The former first lady has overtaken the number one spot in a poll of the world's most admired women. Conducted by online research firm YouGov, the study uses international polling tools to survey people in countries around the world about who they most admire.

In the men's category, Bill Gates took the top spot, followed by Barack Obama and Jackie Chan.

In the women's category, Michelle Obama came first, followed by Oprah Winfrey and Angelina Jolie. Obama pushed Jolie out of the number one spot she claimed last year.

Unsurprising, really, because what's not to love about Michelle Obama? She is smart, kind, funny, accomplished, a great dancer, a devoted wife and mother, and an all-around, genuinely good person.

She has remained dignified and strong in the face of rabid masses of so-called Americans who spent eight years and beyond insisting that she's a man disguised as a woman. She's endured non-stop racist memes and terrifying threats to her family. She has received far more than her fair share of cruelty, and always takes the high road. She's the one who coined, "When they go low, we go high," after all.

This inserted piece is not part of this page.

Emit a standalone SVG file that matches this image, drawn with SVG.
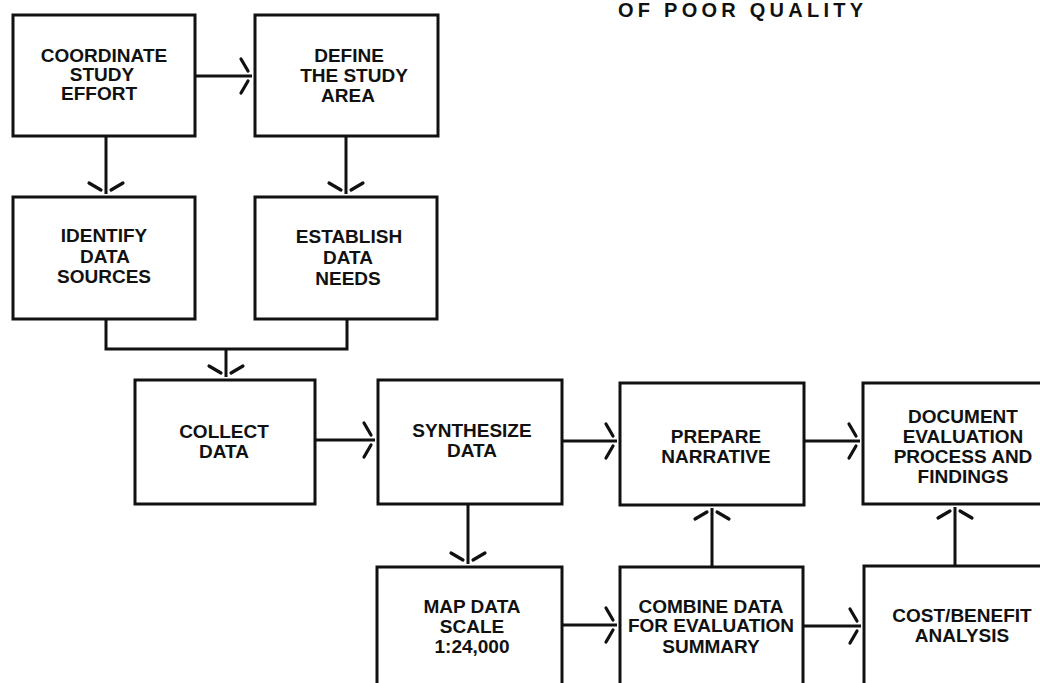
<svg xmlns="http://www.w3.org/2000/svg" width="1040" height="683" viewBox="0 0 1040 683">
<style>
.box{fill:#fff;stroke:#111;stroke-width:3}
.lbl{font-family:"Liberation Sans",Arial,sans-serif;font-weight:bold;font-size:19px;fill:#111;text-anchor:middle}
.hdr{font-family:"Liberation Sans",Arial,sans-serif;font-weight:bold;font-size:20px;fill:#111}
.con{fill:none;stroke:#111;stroke-width:3}
</style>
<defs>
<marker id="ah" markerUnits="userSpaceOnUse" orient="auto" refX="0" refY="0" markerWidth="30" markerHeight="40" overflow="visible">
<path d="M-4,-5 L-11,-17 M-4,5 L-11,17" fill="none" stroke="#111" stroke-width="3.2" stroke-linecap="round"/>
</marker>
</defs>
<rect width="1040" height="683" fill="#fff"/>
<text class="hdr" x="618" y="17" textLength="245" lengthAdjust="spacing">OF POOR QUALITY</text>

<g id="connectors">
<path class="con" d="M195,76 H252" marker-end="url(#ah)"/>
<path class="con" d="M106,136 V194" marker-end="url(#ah)"/>
<path class="con" d="M346,136 V194" marker-end="url(#ah)"/>
<path class="con" d="M106,319 V349 H347 V319"/>
<path class="con" d="M226,349 V377" marker-end="url(#ah)"/>
<path class="con" d="M315,440 H375" marker-end="url(#ah)"/>
<path class="con" d="M562,441 H617" marker-end="url(#ah)"/>
<path class="con" d="M804,441 H860" marker-end="url(#ah)"/>
<path class="con" d="M468,504 V564" marker-end="url(#ah)"/>
<path class="con" d="M562,625 H617" marker-end="url(#ah)"/>
<path class="con" d="M712,567 V508" marker-end="url(#ah)"/>
<path class="con" d="M803,626 H861" marker-end="url(#ah)"/>
<path class="con" d="M955,566 V507" marker-end="url(#ah)"/>
</g>

<g id="coordinate">
<rect class="box" x="13" y="15" width="182" height="121"/>
<text class="lbl" x="104" y="62">COORDINATE</text>
<text class="lbl" x="102" y="81">STUDY</text>
<text class="lbl" x="99" y="100">EFFORT</text>
</g>
<g id="define">
<rect class="box" x="255" y="15" width="183" height="121"/>
<text class="lbl" x="349" y="62">DEFINE</text>
<text class="lbl" x="354" y="82">THE STUDY</text>
<text class="lbl" x="348" y="102">AREA</text>
</g>
<g id="identify">
<rect class="box" x="13" y="197" width="182" height="122"/>
<text class="lbl" x="104" y="242">IDENTIFY</text>
<text class="lbl" x="105" y="263">DATA</text>
<text class="lbl" x="104" y="283">SOURCES</text>
</g>
<g id="establish">
<rect class="box" x="255" y="197" width="182" height="122"/>
<text class="lbl" x="349" y="243">ESTABLISH</text>
<text class="lbl" x="348" y="264">DATA</text>
<text class="lbl" x="348" y="285">NEEDS</text>
</g>
<g id="collect">
<rect class="box" x="135" y="380" width="180" height="124"/>
<text class="lbl" x="224" y="438">COLLECT</text>
<text class="lbl" x="224" y="458">DATA</text>
</g>
<g id="synthesize">
<rect class="box" x="378" y="380" width="184" height="124"/>
<text class="lbl" x="472" y="437">SYNTHESIZE</text>
<text class="lbl" x="472" y="457">DATA</text>
</g>
<g id="prepare">
<rect class="box" x="620" y="383" width="184" height="122"/>
<text class="lbl" x="716" y="443">PREPARE</text>
<text class="lbl" x="716" y="463">NARRATIVE</text>
</g>
<g id="document">
<rect class="box" x="863" y="383" width="185" height="121"/>
<text class="lbl" x="963" y="423">DOCUMENT</text>
<text class="lbl" x="963" y="443">EVALUATION</text>
<text class="lbl" x="963" y="463">PROCESS AND</text>
<text class="lbl" x="963" y="483">FINDINGS</text>
</g>
<g id="map">
<rect class="box" x="377" y="567" width="185" height="130"/>
<text class="lbl" x="472" y="613">MAP DATA</text>
<text class="lbl" x="472" y="633">SCALE</text>
<text class="lbl" x="472" y="653">1:24,000</text>
</g>
<g id="combine">
<rect class="box" x="620" y="567" width="183" height="130"/>
<text class="lbl" x="711" y="613">COMBINE DATA</text>
<text class="lbl" x="711" y="632">FOR EVALUATION</text>
<text class="lbl" x="711" y="653">SUMMARY</text>
</g>
<g id="cost">
<rect class="box" x="864" y="566" width="185" height="130"/>
<text class="lbl" x="962" y="622">COST/BENEFIT</text>
<text class="lbl" x="962" y="642">ANALYSIS</text>
</g>
</svg>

She came from humble beginnings and remains down to earth despite becoming a familiar face around the world. She's not much older than me, but I still want to be like Michelle Obama when I grow up.

Her memoir, Becoming, may end up being the best-selling memoir of all time, having already sold 10 million copies—a clear sign that people can't get enough Michelle, because there's no such thing as too much Michelle.